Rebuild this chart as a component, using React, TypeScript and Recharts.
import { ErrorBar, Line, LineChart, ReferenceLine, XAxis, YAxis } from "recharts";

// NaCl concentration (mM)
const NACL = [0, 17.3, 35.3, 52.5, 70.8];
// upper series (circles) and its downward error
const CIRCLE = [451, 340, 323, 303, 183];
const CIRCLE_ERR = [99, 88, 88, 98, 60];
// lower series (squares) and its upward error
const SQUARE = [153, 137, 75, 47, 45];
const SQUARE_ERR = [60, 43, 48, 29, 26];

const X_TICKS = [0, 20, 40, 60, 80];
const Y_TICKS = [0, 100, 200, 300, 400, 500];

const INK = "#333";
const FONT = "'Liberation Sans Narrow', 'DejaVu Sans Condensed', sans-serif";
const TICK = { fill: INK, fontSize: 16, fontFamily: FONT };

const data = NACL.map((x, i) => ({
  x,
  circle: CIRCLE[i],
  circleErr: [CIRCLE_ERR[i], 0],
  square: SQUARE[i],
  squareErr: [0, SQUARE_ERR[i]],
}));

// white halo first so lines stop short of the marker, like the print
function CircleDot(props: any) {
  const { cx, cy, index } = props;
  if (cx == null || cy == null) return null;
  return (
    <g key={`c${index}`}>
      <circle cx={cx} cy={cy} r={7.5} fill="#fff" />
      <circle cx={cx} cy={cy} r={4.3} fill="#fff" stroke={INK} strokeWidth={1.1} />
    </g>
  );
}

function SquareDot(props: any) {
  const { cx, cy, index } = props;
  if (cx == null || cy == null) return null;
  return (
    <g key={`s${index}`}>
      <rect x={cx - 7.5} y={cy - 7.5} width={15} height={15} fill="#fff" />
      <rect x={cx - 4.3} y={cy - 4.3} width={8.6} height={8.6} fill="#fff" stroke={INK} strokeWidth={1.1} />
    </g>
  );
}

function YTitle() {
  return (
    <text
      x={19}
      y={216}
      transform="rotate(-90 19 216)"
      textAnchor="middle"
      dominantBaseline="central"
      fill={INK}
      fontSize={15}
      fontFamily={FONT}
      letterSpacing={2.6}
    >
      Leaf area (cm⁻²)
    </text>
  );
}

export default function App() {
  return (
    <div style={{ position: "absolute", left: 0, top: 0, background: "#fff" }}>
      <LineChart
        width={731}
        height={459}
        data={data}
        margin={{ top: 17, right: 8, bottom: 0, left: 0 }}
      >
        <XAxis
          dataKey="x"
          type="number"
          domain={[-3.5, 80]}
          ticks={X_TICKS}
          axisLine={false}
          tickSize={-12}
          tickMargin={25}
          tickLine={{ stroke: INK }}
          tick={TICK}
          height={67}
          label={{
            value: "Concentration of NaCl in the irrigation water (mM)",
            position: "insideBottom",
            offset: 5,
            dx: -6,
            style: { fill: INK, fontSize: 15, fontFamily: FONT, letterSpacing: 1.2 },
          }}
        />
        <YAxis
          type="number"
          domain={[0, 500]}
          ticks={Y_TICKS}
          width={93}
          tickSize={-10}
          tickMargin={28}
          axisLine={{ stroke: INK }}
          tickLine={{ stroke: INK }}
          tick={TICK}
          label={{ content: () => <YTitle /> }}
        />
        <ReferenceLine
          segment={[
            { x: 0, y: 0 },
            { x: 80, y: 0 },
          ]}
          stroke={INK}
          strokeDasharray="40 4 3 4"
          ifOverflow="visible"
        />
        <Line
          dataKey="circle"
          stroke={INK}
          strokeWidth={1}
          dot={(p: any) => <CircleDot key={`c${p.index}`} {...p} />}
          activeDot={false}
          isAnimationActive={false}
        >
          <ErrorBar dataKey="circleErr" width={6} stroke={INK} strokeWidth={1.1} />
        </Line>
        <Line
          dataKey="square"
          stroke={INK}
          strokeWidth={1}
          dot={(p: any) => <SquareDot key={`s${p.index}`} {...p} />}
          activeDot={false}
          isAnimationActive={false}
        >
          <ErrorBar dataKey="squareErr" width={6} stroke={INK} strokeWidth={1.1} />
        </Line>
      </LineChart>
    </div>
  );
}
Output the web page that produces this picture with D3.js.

+++

■ **WHAT YOU NEED TO DO**
From the very first line of the data through the line with "16, fontFamily: FONT" in it, please reproduce each line exactly and output nothing more.

■ **TASK SOLUTION**
Rebuild this chart as a component, using React, TypeScript and Recharts.
import { ErrorBar, Line, LineChart, ReferenceLine, XAxis, YAxis } from "recharts";

// NaCl concentration (mM)
const NACL = [0, 17.3, 35.3, 52.5, 70.8];
// upper series (circles) and its downward error
const CIRCLE = [451, 340, 323, 303, 183];
const CIRCLE_ERR = [99, 88, 88, 98, 60];
// lower series (squares) and its upward error
const SQUARE = [153, 137, 75, 47, 45];
const SQUARE_ERR = [60, 43, 48, 29, 26];

const X_TICKS = [0, 20, 40, 60, 80];
const Y_TICKS = [0, 100, 200, 300, 400, 500];

const INK = "#333";
const FONT = "'Liberation Sans Narrow', 'DejaVu Sans Condensed', sans-serif";
const TICK = { fill: INK, fontSize: 16, fontFamily: FONT };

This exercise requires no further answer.